The proliferation of social media has brought us new opportunities to measure how well a post, article, page or website is doing.
Now we can measure beyond page views, impressions, click-throughs, open rates and comments.
You can choose from “likes” (Facebook) as well as “tweets” or “retweets” and “shares” (LinkedIn) and so on.
What’s my favorite? It’s what I’ll call “all of the above but at different times.”
OK, that’s a mouthful. But here’s what I mean.
It’s unrealistic to think that every article will be inundated with comments and tweets and “likes” and so on. (Unless you’re the Tiger Mother.)
Nor, for me, is there one metric that I necessarily want to achieve with everything on ERE.net.

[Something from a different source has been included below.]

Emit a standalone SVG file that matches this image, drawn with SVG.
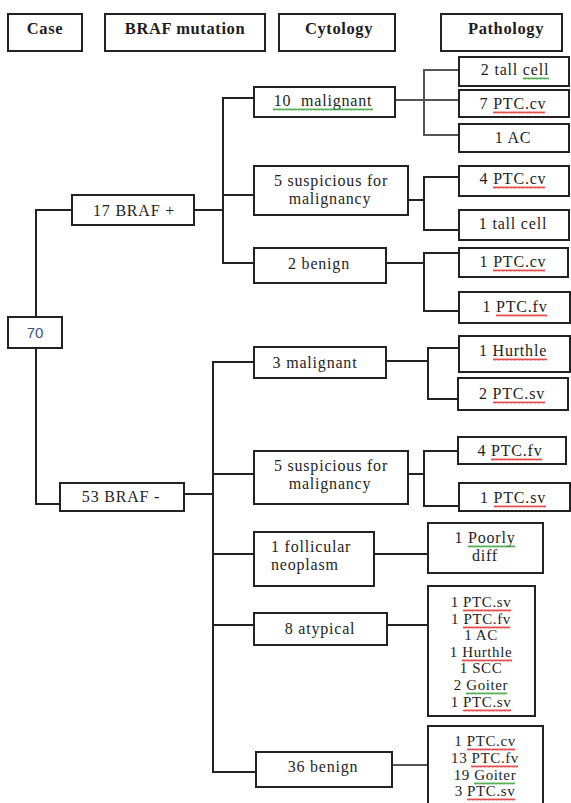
<svg xmlns="http://www.w3.org/2000/svg" width="571" height="803" viewBox="0 0 571 803">
<style>
rect.b{fill:#fff;stroke:#222;stroke-width:2}
text{font-family:"Liberation Serif","Times New Roman",serif;font-size:16px;letter-spacing:0.8px;fill:#1e1e1e;text-anchor:middle}
text.h{font-weight:bold;font-size:16.5px;letter-spacing:0.6px}
text.l{text-anchor:start}
text.s{font-size:15px;letter-spacing:0.6px}
text.n{font-family:"Liberation Sans",Arial,sans-serif;font-size:15px;letter-spacing:0;fill:#3a5680}
rect.r{fill:url(#wr)}
rect.g{fill:url(#wg)}
#connectors path{fill:none;stroke:#222;stroke-width:2}
#connectors path.gr{stroke:#555}
</style>
<defs>
<pattern id="wr" width="4" height="3" patternUnits="userSpaceOnUse"><path d="M0 2.5 L1 0.5 L2 2.5 L3 0.5 L4 2.5" fill="none" stroke="#e02020" stroke-width="0.8"/></pattern>
<pattern id="wg" width="4" height="3" patternUnits="userSpaceOnUse"><path d="M0 2.5 L1 0.5 L2 2.5 L3 0.5 L4 2.5" fill="none" stroke="#2a9a2a" stroke-width="0.8"/></pattern>
</defs>
<rect width="571" height="803" fill="#fff"/>
<g id="connectors">
<path d="M72 210 H36 V317"/>
<path d="M36 348 V504 H60"/>
<path d="M194 210 H223 M254 98 H223 V263 H254 M223 195 H254"/>
<path class="gr" d="M395 100 H424 M459 70 H424 V135 H459 M424 100 H459"/>
<path d="M408 200 H424 M459 177 H424 V230 H459"/>
<path d="M386 263 H424 M459 253 H424 V311 H459"/>
<path d="M184 494 H213 M254 362 H213 V772 H256 M213 474 H254 M213 554 H254 M213 625 H254"/>
<path d="M386 361 H428 M459 348 H428 V399 H458"/>
<path d="M408 474 H424 M458 451 H424 V506 H459"/>
<path d="M374 554 H428"/>
<path d="M387 625 H428"/>
<path class="gr" d="M392 765 H428"/>
</g>
<g id="h-case"><rect class="b" x="8" y="14" width="74" height="37"/><text class="h" x="45" y="34">Case</text></g>
<g id="h-braf"><rect class="b" x="105" y="14" width="160" height="37"/><text class="h" x="185" y="34">BRAF mutation</text></g>
<g id="h-cyto"><rect class="b" x="279" y="14" width="116" height="37"/><text class="h" x="339" y="34">Cytology</text></g>
<g id="h-path"><rect class="b" x="441" y="14" width="121" height="37"/><text class="h" x="506" y="34">Pathology</text></g>

<g id="n70"><rect class="b" x="8" y="317" width="54" height="31"/><text class="n" x="35" y="338">70</text></g>
<g id="braf-pos"><rect class="b" x="72" y="195" width="122" height="30"/><text x="134" y="216">17 BRAF +</text></g>
<g id="braf-neg"><rect class="b" x="60" y="483" width="124" height="28"/><text x="121" y="502">53 BRAF -</text></g>

<g id="c-mal1"><rect class="b" x="254" y="87" width="141" height="30"/><text x="323" y="106">10&#160; malignant</text><rect class="g" width="100" height="3" transform="translate(273 108)"/></g>
<g id="c-sus1"><rect class="b" x="254" y="166" width="154" height="49"/><text x="331" y="186">5 suspicious for</text><text x="330" y="204">malignancy</text></g>
<g id="c-ben1"><rect class="b" x="254" y="248" width="132" height="35"/><text x="319" y="269">2 benign</text></g>
<g id="c-mal2"><rect class="b" x="254" y="347" width="132" height="31"/><text x="315" y="368">3 malignant</text></g>
<g id="c-sus2"><rect class="b" x="254" y="451" width="154" height="53"/><text x="331" y="471">5 suspicious for</text><text x="330" y="489">malignancy</text></g>
<g id="c-fol"><rect class="b" x="254" y="532" width="120" height="54"/><text class="l" x="271" y="552">1 follicular</text><text class="l" x="271" y="570">neoplasm</text></g>
<g id="c-aty"><rect class="b" x="254" y="613" width="133" height="32"/><text x="320" y="634">8 atypical</text></g>
<g id="c-ben2"><rect class="b" x="256" y="752" width="136" height="35"/><text x="323" y="772">36 benign</text></g>

<g id="p1"><rect class="b" x="459" y="57" width="110" height="29"/><text x="515" y="75">2 tall cell</text><rect class="g" width="26" height="3" transform="translate(523 77)"/></g>
<g id="p2"><rect class="b" x="459" y="90" width="110" height="27"/><text x="513" y="109">7 PTC.cv</text><rect class="r" width="52" height="3" transform="translate(493 111)"/></g>
<g id="p3"><rect class="b" x="459" y="124" width="110" height="28"/><text x="513" y="143">1 AC</text></g>
<g id="p4"><rect class="b" x="459" y="166" width="110" height="30"/><text x="513" y="184">4 PTC.cv</text><rect class="r" width="52" height="3" transform="translate(493 186)"/></g>
<g id="p5"><rect class="b" x="459" y="210" width="110" height="30"/><text x="513" y="229">1 tall cell</text></g>
<g id="p6"><rect class="b" x="459" y="248" width="109" height="29"/><text x="513" y="267">1 PTC.cv</text><rect class="r" width="52" height="3" transform="translate(493 269)"/></g>
<g id="p7"><rect class="b" x="459" y="292" width="111" height="31"/><text x="515" y="312">1 PTC.fv</text><rect class="r" width="51" height="3" transform="translate(496 314)"/></g>
<g id="p8"><rect class="b" x="459" y="336" width="111" height="36"/><text x="513" y="356">1 Hurthle</text><rect class="r" width="54" height="3" transform="translate(493 358)"/></g>
<g id="p9"><rect class="b" x="458" y="378" width="110" height="32"/><text x="512" y="399">2 PTC.sv</text><rect class="r" width="52" height="3" transform="translate(493 401)"/></g>
<g id="p10"><rect class="b" x="458" y="437" width="108" height="27"/><text x="510" y="456">4 PTC.fv</text><rect class="r" width="51" height="3" transform="translate(491 458)"/></g>
<g id="p11"><rect class="b" x="459" y="483" width="111" height="28"/><text x="513" y="503">1 PTC.sv</text><rect class="r" width="52" height="3" transform="translate(494 505)"/></g>
<g id="p12"><rect class="b" x="428" y="523" width="115" height="50"/><text x="485" y="543">1 Poorly</text><text x="485" y="561">diff</text><rect class="g" width="47" height="3" transform="translate(468 545)"/></g>
<g id="p13"><rect class="b" x="428" y="586" width="107" height="130"/>
<text class="s" x="481" y="607">1 PTC.sv</text>
<text class="s" x="481" y="624">1 PTC.fv</text>
<text class="s" x="481" y="640">1 AC</text>
<text class="s" x="481" y="657">1 Hurthle</text>
<text class="s" x="481" y="673">1 SCC</text>
<text class="s" x="481" y="690">2 Goiter</text>
<text class="s" x="481" y="707">1 PTC.sv</text>
<rect class="r" width="48" height="3" transform="translate(463 609)"/>
<rect class="r" width="47" height="3" transform="translate(463 626)"/>
<rect class="r" width="50" height="3" transform="translate(462 659)"/>
<rect class="g" width="41" height="3" transform="translate(466 692)"/>
<rect class="r" width="48" height="3" transform="translate(463 709)"/></g>
<g id="p14"><rect class="b" x="428" y="726" width="115" height="90"/>
<text class="s" x="485" y="746">1 PTC.cv</text>
<text class="s" x="485" y="763">13 PTC.fv</text>
<text class="s" x="485" y="780">19 Goiter</text>
<text class="s" x="485" y="796">3 PTC.sv</text>
<rect class="r" width="48" height="3" transform="translate(467 748)"/>
<rect class="r" width="47" height="3" transform="translate(471 765)"/>
<rect class="g" width="41" height="3" transform="translate(474 782)"/>
<rect class="r" width="48" height="3" transform="translate(467 798)"/></g>
</svg>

But if we can spike up one metric one hour and another metric another hour – that’s good.
I find that our highly-tweeted and re-tweeted posts tend to be about certain subjects that apply to the masses, which have broad appeal – but may not be the most valuable and detailed. These highly tweeted posts are great, but relying on them exclusively is dangerous as a long-term strategy. (Think of those magazine articles about “5 Superfoods” and “3 Ways to Become a Millionaire”; they grab you but over time there are only so many ways to be told to eat your blueberries and your almonds, and you lose interest in the publication.)
The articles that are most researched, and are in most depth, are often most valuable to a smaller number of people. They draw fewer tweets and likes. They’re necessary for a strong site, but relying on them alone is dangerous, as they draw less traffic. The metrics for them are tough to pin down – and are often in the form of verbal or written feedback as to how the article helped someone.
Controversies draw more comments, a great metric – but to make that the sole metric can create an atmosphere where you’re trying to create controversy, which usually is transparent in its lameness.
That’s how I see it for our site. Each article has a different purpose and a different metric should be used to judge its success. I like to see a high tweet count on one piece, a high number of comments on another and a “thank-you” note on a third.
I’d love to hear how you measure content success.